Sa vision du développement

«Que faut-il faire? Notre priorité absolue dans le budget actuel est la sécurité. En second lieu viennent l’infrastructure, l’infrastructure et l’infrastructure, parce que c’est un des goulets d’étranglement qui empêchent les autres secteurs de travailler. Il nous faut de l’électricité, des routes et des ports. Nous avons récemment lancé la réforme des ports; nous avons essayé d’abaisser le coût du passage par nos ports et d’épargner aux gens les tensions que cela implique, par exemple de trois à quatre semaines d’attente pour le dédouanement des marchandises. Nous avons essayé de ramener ce délai à une semaine et même moins, en réduisant de moitié le nombre d’agences dans les ports et en combattant la corruption, l’extorsion et les autres pratiques de ce secteur, afin de diminuer le coût pour les entreprises.» C’est ainsi que la ministre de l’économie et des finances explique ses priorités actuelles.

S’il est une marque de fabrique d’Okonjo-Iweala en tant que ministre de l’économie, c’est son action en faveur de l’assainissement et de la rationalisation de l’environnement des affaires au Nigéria. Concrètement, cela signifie lutter contre la corruption, mettre un terme à l’opacité des transactions et de l’information financière en rendant public par exemple le montant des subventions versées par l’Etat fédéral aux Etats fédérés, en s’assurant que les comptes financiers des banques et des grandes entreprises ne sont pas truqués et en condamnant pénalement les contrevenants… Ou encore simplifier les procédures pour faciliter l’entreprenariat et la gestion quotidienne des entreprises. Dans un pays où ce climat des affaires est particulièrement opaque et corrompu, la ministre est loin d’avoir fini son œuvre et a rencontré beaucoup de résistances chemin faisant.

Si Ngozi Okonjo-Iweala refuse de se situer par rapport à une école de pensée en matière de théorie du développement, « il n’existe pas de réponse toute faite aux problèmes de croissance et de développement (…), il n’y a pas de potion magique – cela incite à l’humilité et rend service » affirme t’elle, la technocrate de la Banque mondiale reste assez orthodoxe dans son approche de la politique économique : « sans environnement macroéconomique efficace et stable, il n’y a pas de progrès durable. Il faut mettre en œuvre une politique budgétaire prudente et une politique rationnelle de la monnaie et du taux de change, en suivant la compétitivité à la trace, et cela veut dire qu’il faut s’adapter en permanence. »

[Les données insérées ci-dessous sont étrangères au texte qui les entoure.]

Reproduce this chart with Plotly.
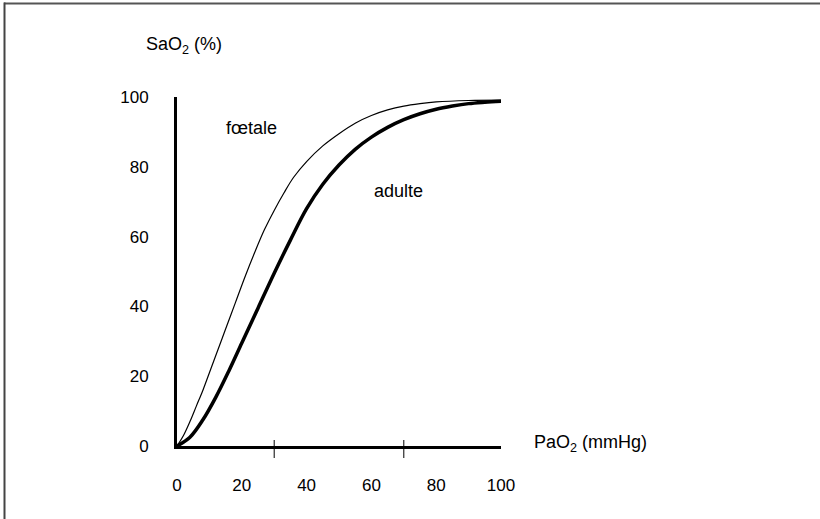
import plotly.graph_objects as go

# Data
pao2_adult = [0, 4, 8, 12, 16, 20, 25, 30, 35, 40, 45, 50, 55, 60, 65, 70, 75, 80, 85, 90, 95, 100]
sao2_adult = [0, 2.5, 7.5, 14, 21.5, 29.5, 39.5, 49.5, 59, 68, 75, 80.5, 85, 88.5, 91.3, 93.5, 95.2, 96.5, 97.4, 98.1, 98.5, 98.8]
pao2_fetal = [0, 2, 4, 6, 8, 10, 12, 15, 18, 21, 24, 27, 30, 33, 36, 40, 45, 50, 55, 60, 65, 70, 75, 80, 90, 100]
sao2_fetal = [0, 3, 7, 11.5, 16, 21, 26, 33.5, 41, 48.5, 55.5, 62, 67.5, 72.5, 77, 81.5, 86, 89.5, 92.5, 94.7, 96.3, 97.4, 98.1, 98.6, 99, 99.1]
x_ticks = [0, 20, 40, 60, 80, 100]
y_ticks = [0, 20, 40, 60, 80, 100]
x_marks = [30, 70]
labels = [("fœtale", 23, 91), ("adulte", 68.5, 73)]

W, H = 820, 519
L, R, T, B = 177, 501, 97, 446
pw, ph = R - L, B - T

def px(x):
    return (x - L) / pw

def py(y):
    return (B - y) / ph

FONT = "Liberation Sans, Arial, Helvetica, sans-serif"
SUB = "<sub>2</sub>"

fig = go.Figure()
fig.add_trace(go.Scatter(x=pao2_fetal, y=sao2_fetal, mode="lines",
                         line=dict(color="black", width=1.2, shape="spline"),
                         showlegend=False, hoverinfo="skip"))
fig.add_trace(go.Scatter(x=pao2_adult, y=sao2_adult, mode="lines",
                         line=dict(color="black", width=3.5, shape="spline"),
                         showlegend=False, hoverinfo="skip"))

shapes = []
for xm in x_marks:
    shapes.append(dict(type="line", xref="x", yref="paper", ysizemode="pixel", yanchor=0,
                       x0=xm, x1=xm, y0=-12, y1=6, line=dict(color="black", width=1)))
# frame lines (top and left)
shapes.append(dict(type="line", xref="paper", yref="paper", x0=px(4), x1=px(W + 5),
                   y0=py(3.5), y1=py(3.5), line=dict(color="#555555", width=2)))
shapes.append(dict(type="line", xref="paper", yref="paper", x0=px(4.5), x1=px(4.5),
                   y0=py(2.5), y1=py(H + 5), line=dict(color="#444444", width=2)))

annotations = []
for txt, ax, ay in labels:
    annotations.append(dict(text=txt, x=ax, y=ay, xref="x", yref="y", showarrow=False,
                            font=dict(size=18, color="black", family=FONT)))
annotations.append(dict(text="SaO" + SUB + " (%)", x=px(144), y=py(45), xref="paper", yref="paper",
                        xanchor="left", yanchor="middle", showarrow=False,
                        font=dict(size=18, color="black", family=FONT)))
annotations.append(dict(text="PaO" + SUB + " (mmHg)", x=px(532), y=py(443), xref="paper", yref="paper",
                        xanchor="left", yanchor="middle", showarrow=False,
                        font=dict(size=18, color="black", family=FONT)))

fig.update_layout(
    width=W, height=H,
    margin=dict(l=L, r=W - R, t=T, b=H - B, pad=0),
    paper_bgcolor="white", plot_bgcolor="white",
    font=dict(family=FONT, size=17, color="black"),
    xaxis=dict(range=[0, 100], tickvals=x_ticks, ticks="", showgrid=False, zeroline=False,
               showline=True, linecolor="black", linewidth=3, ticklabelstandoff=22,
               tickfont=dict(size=17)),
    yaxis=dict(range=[0, 100], tickvals=y_ticks, ticks="", showgrid=False, zeroline=False,
               showline=True, linecolor="black", linewidth=3, ticklabelstandoff=22,
               tickfont=dict(size=17)),
    shapes=shapes, annotations=annotations,
)

fig.write_html("out.html", config={"displayModeBar": False},
               post_script="document.body.style.margin='0';document.body.style.padding='0';")
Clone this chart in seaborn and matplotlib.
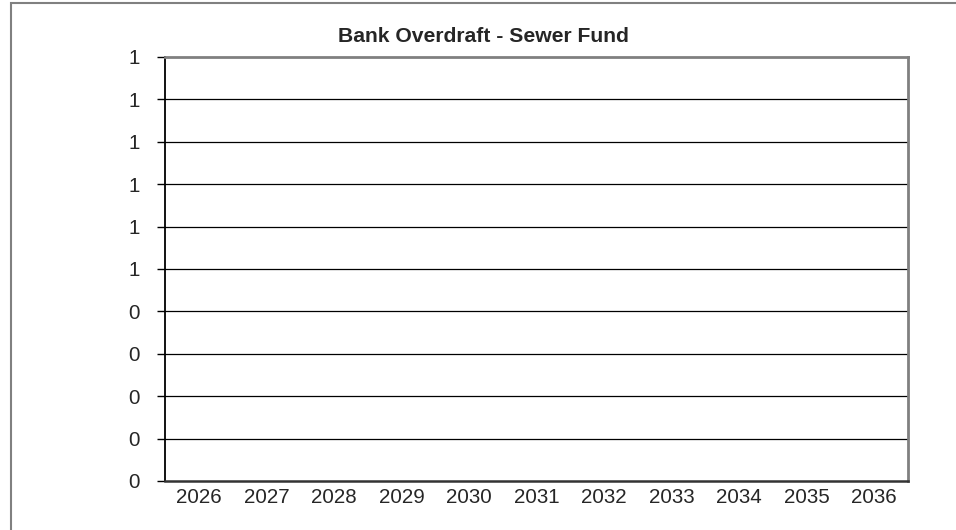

Concernant le Nigéria, et la plupart des pays d’Afrique subsaharienne par extension, le facteur clé selon Mme Okonjo-Iweala, au-delà d’un environnement macroéconomique stable et d’un climat des affaires favorable, est l’investissement dans les infrastructures. Elle considère que la manque d’infrastructure est le principal handicap des économies africaines, puisque cela engendre des surcoûts (ce qui rend leurs produits moins compétitifs sur le marché international), cela dissuade les investissements, cela ralentit les transactions économiques internes, ce qui freine la croissance. Construire des routes, des chemins de fer, améliorer les capacités logistiques des ports et étendre les réseaux de communications est une nécessité absolue pour sortir l’Afrique de son isolement dans un espace mondial interconnecté. Nécessité d’autant plus urgente après les « décennies perdues » des années 80 et 90 qui se sont caractérisées par un sous-investissement dans les infrastructures énergétiques et de transport. L’Afrique va donc devoir mobiliser des ressources considérables pour investir, rattraper ce retard et être au niveau de ses nouveaux besoins. Comment faire alors que les budgets sont serrés ?

Ngozi Okonjo-Iweala propose une solution. Elle souhaite que les grands pays donateurs, les pays riches de l’OCDE, au lieu de prêter des fonds qu’ils ne possèdent plus, émettent et garantissent des obligations sur le marché de New York qui serviraient à financer les investissements pour le développement de l’Afrique. « Le plus important, c’est que l’émission d’une telle obligation pourrait changer du jour au lendemain l’image de l’Afrique comme endroit favorable aux affaires. Bénéficiant d’un financement garanti de 100 milliards de dollars, les entreprises privées du monde entier feraient la queue pour fournir l’infrastructure à l’Afrique ». Au moment où la plupart des pays de l’OCDE sont confrontés à des problèmes de dette souveraine, où la zone euro ne souhaite pas émettre d’eurobond pour elle-même, la solution d’Okonjo-Iweala semble peu réalisable à court terme. Il serait sans doute plus judicieux que les pays africains s’entendent ensemble et offrent les garanties nécessaires pour l’émission de ces obligations pour le financement de leur propre développement.